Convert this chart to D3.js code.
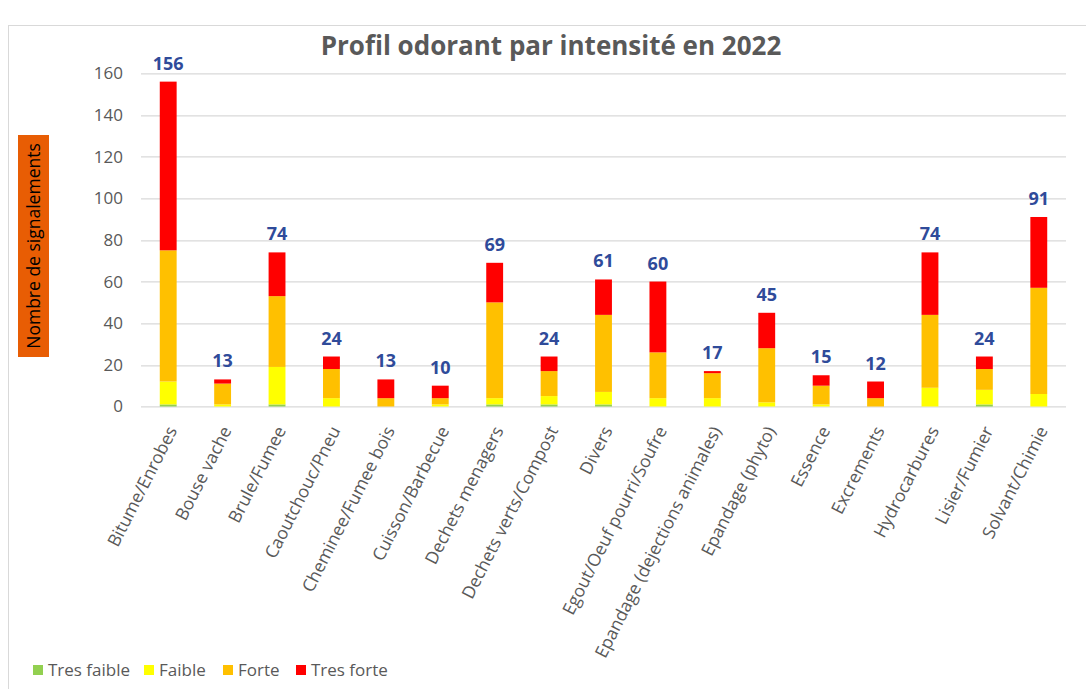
<!DOCTYPE html>
<html>
<head>
<meta charset="utf-8">
<script src="https://cdn.jsdelivr.net/npm/d3@7"></script>
<style>
  body { margin: 0; background: #fff; }
  svg { display: block; font-family: "Open Sans", "Noto Sans", sans-serif; }
</style>
</head>
<body>
<svg id="graph" width="1086" height="689"></svg>
<script>
// Categories (odour types)
const categories = [
  'Bitume/Enrobes', 'Bouse vache', 'Brule/Fumee', 'Caoutchouc/Pneu',
  'Cheminee/Fumee bois', 'Cuisson/Barbecue', 'Dechets menagers',
  'Dechets verts/Compost', 'Divers', 'Egout/Oeuf pourri/Soufre',
  'Epandage (dejections animales)', 'Epandage (phyto)', 'Essence',
  'Excrements', 'Hydrocarbures', 'Lisier/Fumier', 'Solvant/Chimie'
];

// Series values
const tresFaible = [1, 0, 1, 0, 0, 0, 1, 1, 1, 0, 0, 0, 0, 0, 0, 1, 0];
const faible     = [11, 1, 18, 4, 0, 1, 3, 4, 6, 4, 4, 2, 1, 0, 9, 7, 6];
const forte      = [63, 10, 34, 14, 4, 3, 46, 12, 37, 22, 12, 26, 9, 4, 35, 10, 51];
const tresForte  = [81, 2, 21, 6, 9, 6, 19, 7, 17, 34, 1, 17, 5, 8, 30, 6, 34];

const seriesNames = ['Tres faible', 'Faible', 'Forte', 'Tres forte'];
const seriesColors = ['#92D050', '#FFFF00', '#FFC000', '#FF0000'];

const yTicks = [0, 20, 40, 60, 80, 100, 120, 140, 160];

const title = 'Profil odorant par intensité en 2022';
const yLabel = 'Nombre de signalements';

/**
 * Draw chart
 */
const drawChart = () => {
  const svg = d3.select('#graph');
  const margin = {top: 73.3, left: 141, right: 20, bottom: 282.5};
  const width = 1086 - margin.left - margin.right;
  const height = 689 - margin.top - margin.bottom;

  const rows = categories.map((c, i) => ({
    cat: c,
    'Tres faible': tresFaible[i],
    'Faible': faible[i],
    'Forte': forte[i],
    'Tres forte': tresForte[i]
  }));
  const stacked = d3.stack().keys(seriesNames)(rows);

  const x = d3.scaleBand().domain(categories).range([0, width]).paddingInner(0.69).paddingOuter(0.345);
  const y = d3.scaleLinear().domain([0, 160]).range([height, 0]);

  // chart frame (only top/left edge visible in the crop)
  svg.append('rect')
    .attr('x', 8.5).attr('y', 25.5)
    .attr('width', 1100).attr('height', 700)
    .attr('fill', 'none')
    .attr('stroke', '#D9D9D9')
    .attr('stroke-width', 1);

  // Title
  svg.append('text')
    .attr('x', 551).attr('y', 55)
    .attr('text-anchor', 'middle')
    .attr('font-size', '26px')
    .attr('font-weight', 'bold')
    .attr('fill', '#595959')
    .text(title);

  const g = svg.append('g')
    .attr('transform', `translate(${margin.left},${margin.top})`);

  // Gridlines
  g.append('g')
    .selectAll('line')
    .data(yTicks)
    .join('line')
    .attr('x1', 0).attr('x2', width)
    .attr('y1', d => Math.round(y(d)) + 0.5).attr('y2', d => Math.round(y(d)) + 0.5)
    .attr('stroke', '#D9D9D9')
    .attr('stroke-width', 1.2);

  // Y - Axis tick labels
  const yAxis = g.append('g')
    .call(d3.axisLeft(y).tickValues(yTicks).tickSize(0).tickPadding(18));
  yAxis.select('.domain').remove();
  yAxis.selectAll('text')
    .attr('font-size', '17px')
    .attr('font-family', '"Open Sans", sans-serif')
    .attr('fill', '#595959');

  // Stacked bars
  g.append('g')
    .selectAll('g')
    .data(stacked)
    .join('g')
    .attr('fill', (d, i) => seriesColors[i])
    .selectAll('rect')
    .data(d => d)
    .join('rect')
    .attr('x', d => x(d.data.cat))
    .attr('y', d => y(d[1]))
    .attr('width', x.bandwidth())
    .attr('height', d => y(d[0]) - y(d[1]));

  // Totals above bars
  const totals = categories.map((c, i) => tresFaible[i] + faible[i] + forte[i] + tresForte[i]);
  g.append('g')
    .selectAll('text')
    .data(totals)
    .join('text')
    .attr('x', (d, i) => x(categories[i]) + x.bandwidth() / 2)
    .attr('y', d => y(d) - 12)
    .attr('text-anchor', 'middle')
    .attr('font-size', '18px')
    .attr('font-weight', 'bold')
    .attr('fill', '#2F4B9A')
    .text(d => d);

  // X - Axis labels (rotated)
  const xAxis = g.append('g')
    .attr('transform', `translate(0,${height})`)
    .call(d3.axisBottom(x).tickSize(0).tickPadding(0));
  xAxis.select('.domain').remove();
  xAxis.selectAll('text')
    .attr('font-size', '17.5px')
    .attr('font-family', '"Open Sans", sans-serif')
    .attr('fill', '#595959')
    .attr('text-anchor', 'end')
    .attr('dy', '0.35em')
    .attr('transform', 'translate(4,21) rotate(-63)');

  // Y - Axis label box
  svg.append('rect')
    .attr('x', 18).attr('y', 135)
    .attr('width', 31).attr('height', 222)
    .attr('fill', '#E85D04');
  svg.append('text')
    .attr('transform', 'translate(39.5,246) rotate(-90)')
    .attr('text-anchor', 'middle')
    .attr('font-size', '17.5px')
    .attr('fill', '#000')
    .text(yLabel);

  // Legend
  const legendX = [33, 144, 223, 296];
  const legend = svg.append('g')
    .selectAll('g')
    .data(seriesNames)
    .join('g')
    .attr('transform', (d, i) => `translate(${legendX[i]},665)`);
  legend.append('rect')
    .attr('width', 10).attr('height', 10)
    .attr('fill', (d, i) => seriesColors[i]);
  legend.append('text')
    .attr('x', 15).attr('y', 5)
    .attr('dy', '0.35em')
    .attr('font-size', '17px')
    .attr('fill', '#595959')
    .text(d => d);
};

drawChart();
</script>
</body>
</html>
+++
### Objective
Pictures are excluded; extract exactly the lines from the start of the data through the line that holds "const yLabel = 'Nombre de signalements';", both ends included.

### Answer for this exercise
Convert this chart to D3.js code.
<!DOCTYPE html>
<html>
<head>
<meta charset="utf-8">
<script src="https://cdn.jsdelivr.net/npm/d3@7"></script>
<style>
  body { margin: 0; background: #fff; }
  svg { display: block; font-family: "Open Sans", "Noto Sans", sans-serif; }
</style>
</head>
<body>
<svg id="graph" width="1086" height="689"></svg>
<script>
// Categories (odour types)
const categories = [
  'Bitume/Enrobes', 'Bouse vache', 'Brule/Fumee', 'Caoutchouc/Pneu',
  'Cheminee/Fumee bois', 'Cuisson/Barbecue', 'Dechets menagers',
  'Dechets verts/Compost', 'Divers', 'Egout/Oeuf pourri/Soufre',
  'Epandage (dejections animales)', 'Epandage (phyto)', 'Essence',
  'Excrements', 'Hydrocarbures', 'Lisier/Fumier', 'Solvant/Chimie'
];

// Series values
const tresFaible = [1, 0, 1, 0, 0, 0, 1, 1, 1, 0, 0, 0, 0, 0, 0, 1, 0];
const faible     = [11, 1, 18, 4, 0, 1, 3, 4, 6, 4, 4, 2, 1, 0, 9, 7, 6];
const forte      = [63, 10, 34, 14, 4, 3, 46, 12, 37, 22, 12, 26, 9, 4, 35, 10, 51];
const tresForte  = [81, 2, 21, 6, 9, 6, 19, 7, 17, 34, 1, 17, 5, 8, 30, 6, 34];

const seriesNames = ['Tres faible', 'Faible', 'Forte', 'Tres forte'];
const seriesColors = ['#92D050', '#FFFF00', '#FFC000', '#FF0000'];

const yTicks = [0, 20, 40, 60, 80, 100, 120, 140, 160];

const title = 'Profil odorant par intensité en 2022';
const yLabel = 'Nombre de signalements';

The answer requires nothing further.